EXERCISE: Your copy should be exact, beginning at the line containing "What Plotly code" and ending at the line containing "fig = go.Figure()", with both lines kept and every picture dropped.
━━━━━ ENTRIES SUPPLIED
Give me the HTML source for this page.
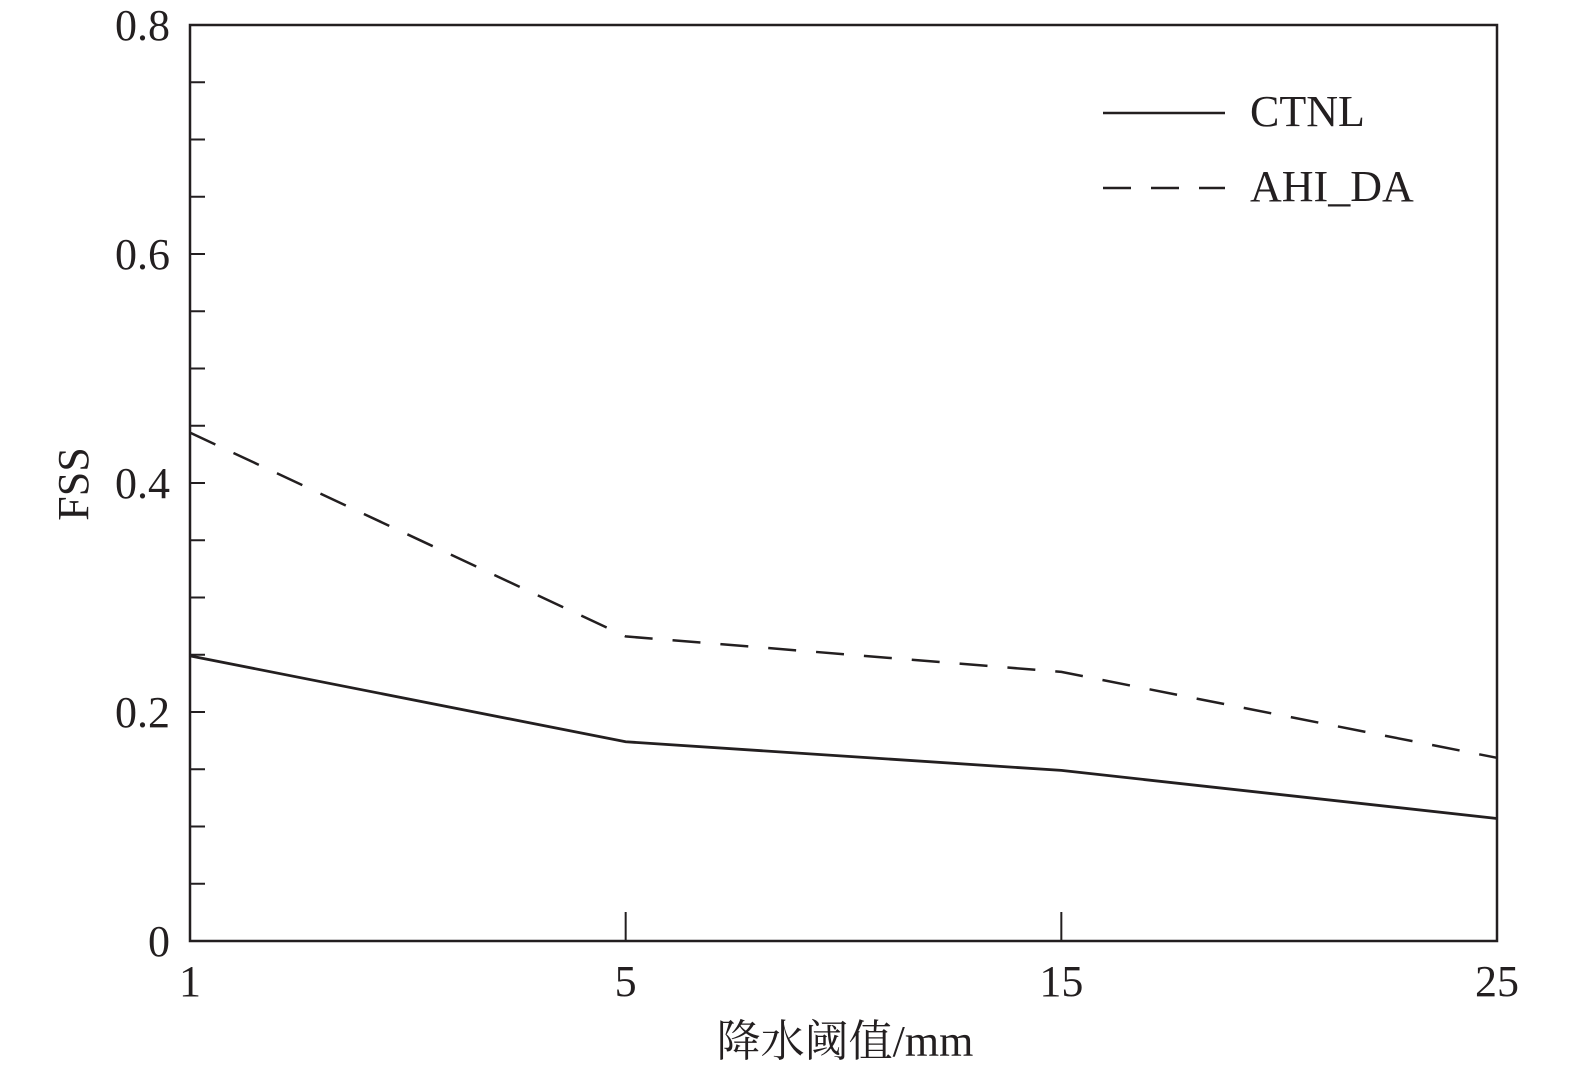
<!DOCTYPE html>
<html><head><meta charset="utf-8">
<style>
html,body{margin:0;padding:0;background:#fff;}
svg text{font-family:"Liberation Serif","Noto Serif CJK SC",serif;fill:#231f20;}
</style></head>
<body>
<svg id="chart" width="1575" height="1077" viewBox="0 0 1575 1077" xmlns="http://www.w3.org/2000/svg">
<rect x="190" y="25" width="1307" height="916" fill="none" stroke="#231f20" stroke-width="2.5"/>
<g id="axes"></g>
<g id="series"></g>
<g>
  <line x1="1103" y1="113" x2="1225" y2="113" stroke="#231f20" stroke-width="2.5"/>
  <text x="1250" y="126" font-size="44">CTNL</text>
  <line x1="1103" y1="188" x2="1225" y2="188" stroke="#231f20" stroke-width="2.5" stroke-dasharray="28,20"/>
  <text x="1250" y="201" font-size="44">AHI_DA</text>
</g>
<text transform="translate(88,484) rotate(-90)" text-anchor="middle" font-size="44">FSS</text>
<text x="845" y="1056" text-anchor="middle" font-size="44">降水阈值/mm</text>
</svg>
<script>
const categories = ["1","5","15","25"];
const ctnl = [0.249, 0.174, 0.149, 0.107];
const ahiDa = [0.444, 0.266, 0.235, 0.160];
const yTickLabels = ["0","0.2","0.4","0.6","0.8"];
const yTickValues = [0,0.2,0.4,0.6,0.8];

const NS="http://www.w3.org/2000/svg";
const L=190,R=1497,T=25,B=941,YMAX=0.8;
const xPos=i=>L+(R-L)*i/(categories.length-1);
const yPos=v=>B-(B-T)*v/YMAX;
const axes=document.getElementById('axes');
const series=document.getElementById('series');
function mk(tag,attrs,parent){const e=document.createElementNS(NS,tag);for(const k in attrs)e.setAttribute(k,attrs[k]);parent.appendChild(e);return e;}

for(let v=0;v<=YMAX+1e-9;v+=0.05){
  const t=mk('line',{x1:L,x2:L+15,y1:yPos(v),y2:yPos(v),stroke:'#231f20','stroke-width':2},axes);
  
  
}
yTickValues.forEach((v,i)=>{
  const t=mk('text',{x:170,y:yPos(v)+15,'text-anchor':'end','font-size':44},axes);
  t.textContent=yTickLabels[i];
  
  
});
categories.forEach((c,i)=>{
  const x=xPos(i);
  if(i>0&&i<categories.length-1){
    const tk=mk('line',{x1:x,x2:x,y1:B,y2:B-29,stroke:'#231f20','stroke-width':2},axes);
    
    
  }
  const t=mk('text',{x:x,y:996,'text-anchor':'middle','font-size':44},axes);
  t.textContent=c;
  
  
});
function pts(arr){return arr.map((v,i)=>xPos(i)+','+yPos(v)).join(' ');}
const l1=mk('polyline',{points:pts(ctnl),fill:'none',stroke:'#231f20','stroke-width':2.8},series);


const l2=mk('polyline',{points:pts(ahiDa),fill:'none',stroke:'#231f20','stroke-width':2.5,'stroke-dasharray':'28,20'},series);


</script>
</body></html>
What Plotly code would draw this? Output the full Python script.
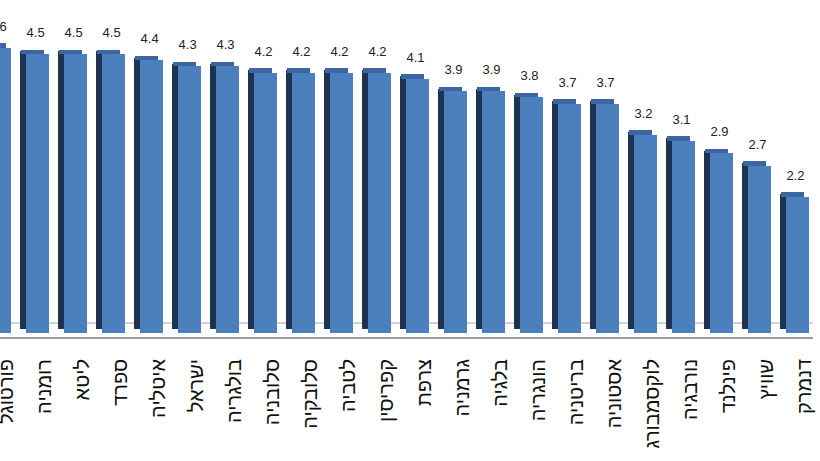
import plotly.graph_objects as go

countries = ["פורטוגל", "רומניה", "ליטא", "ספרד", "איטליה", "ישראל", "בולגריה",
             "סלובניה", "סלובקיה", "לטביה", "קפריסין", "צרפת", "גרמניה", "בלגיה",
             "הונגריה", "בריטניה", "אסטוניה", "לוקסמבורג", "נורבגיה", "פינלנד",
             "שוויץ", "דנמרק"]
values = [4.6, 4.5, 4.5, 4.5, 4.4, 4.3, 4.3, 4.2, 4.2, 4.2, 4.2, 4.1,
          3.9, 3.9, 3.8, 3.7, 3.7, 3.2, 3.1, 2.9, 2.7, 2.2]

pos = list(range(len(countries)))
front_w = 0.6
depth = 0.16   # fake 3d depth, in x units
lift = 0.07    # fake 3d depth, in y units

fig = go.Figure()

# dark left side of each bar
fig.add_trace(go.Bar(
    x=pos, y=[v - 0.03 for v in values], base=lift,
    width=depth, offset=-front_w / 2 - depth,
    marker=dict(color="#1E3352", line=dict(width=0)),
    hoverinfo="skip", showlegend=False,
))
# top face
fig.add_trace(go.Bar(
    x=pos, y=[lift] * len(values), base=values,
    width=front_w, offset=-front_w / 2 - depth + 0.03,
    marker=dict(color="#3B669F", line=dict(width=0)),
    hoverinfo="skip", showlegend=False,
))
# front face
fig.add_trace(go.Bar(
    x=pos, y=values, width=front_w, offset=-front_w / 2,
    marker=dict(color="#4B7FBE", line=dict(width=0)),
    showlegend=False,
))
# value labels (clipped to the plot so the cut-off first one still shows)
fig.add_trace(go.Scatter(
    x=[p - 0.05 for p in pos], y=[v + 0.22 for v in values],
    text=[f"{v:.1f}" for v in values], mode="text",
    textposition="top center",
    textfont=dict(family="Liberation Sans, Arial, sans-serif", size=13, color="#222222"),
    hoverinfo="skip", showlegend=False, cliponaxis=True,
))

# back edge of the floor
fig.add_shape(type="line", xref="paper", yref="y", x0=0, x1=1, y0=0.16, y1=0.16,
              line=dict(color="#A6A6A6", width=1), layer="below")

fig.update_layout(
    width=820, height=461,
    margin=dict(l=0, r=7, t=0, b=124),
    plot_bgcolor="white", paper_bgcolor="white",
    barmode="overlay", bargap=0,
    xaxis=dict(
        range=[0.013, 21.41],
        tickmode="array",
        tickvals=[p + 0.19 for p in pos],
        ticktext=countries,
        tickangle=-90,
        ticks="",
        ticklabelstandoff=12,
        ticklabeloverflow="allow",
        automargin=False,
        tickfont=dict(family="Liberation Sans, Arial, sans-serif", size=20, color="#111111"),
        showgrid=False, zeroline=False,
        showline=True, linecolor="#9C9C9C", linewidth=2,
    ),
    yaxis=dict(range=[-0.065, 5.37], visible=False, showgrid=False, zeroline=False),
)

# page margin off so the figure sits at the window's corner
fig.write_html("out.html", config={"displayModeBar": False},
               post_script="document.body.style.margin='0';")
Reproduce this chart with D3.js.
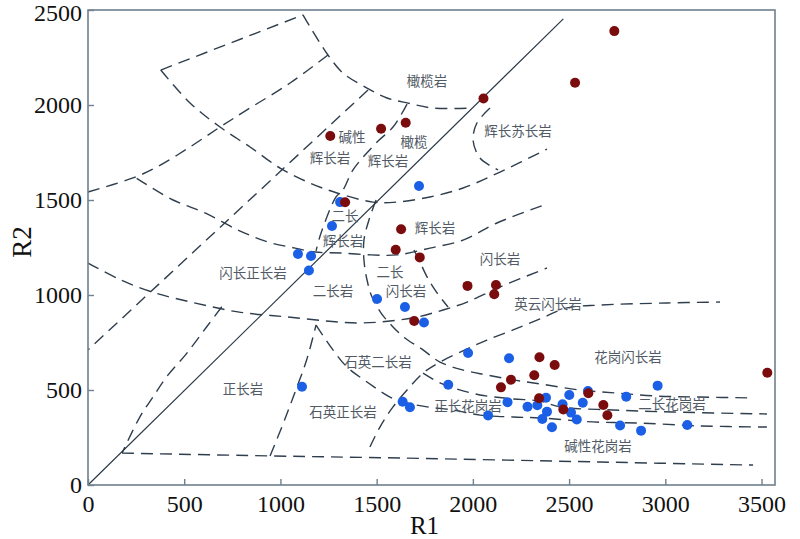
━━━━━━━━━━
TASK RESPONSE:
What Plotly code would draw this? Output the full Python script.
import plotly.graph_objects as go

countries = ["פורטוגל", "רומניה", "ליטא", "ספרד", "איטליה", "ישראל", "בולגריה",
             "סלובניה", "סלובקיה", "לטביה", "קפריסין", "צרפת", "גרמניה", "בלגיה",
             "הונגריה", "בריטניה", "אסטוניה", "לוקסמבורג", "נורבגיה", "פינלנד",
             "שוויץ", "דנמרק"]
values = [4.6, 4.5, 4.5, 4.5, 4.4, 4.3, 4.3, 4.2, 4.2, 4.2, 4.2, 4.1,
          3.9, 3.9, 3.8, 3.7, 3.7, 3.2, 3.1, 2.9, 2.7, 2.2]

pos = list(range(len(countries)))
front_w = 0.6
depth = 0.16   # fake 3d depth, in x units
lift = 0.07    # fake 3d depth, in y units

fig = go.Figure()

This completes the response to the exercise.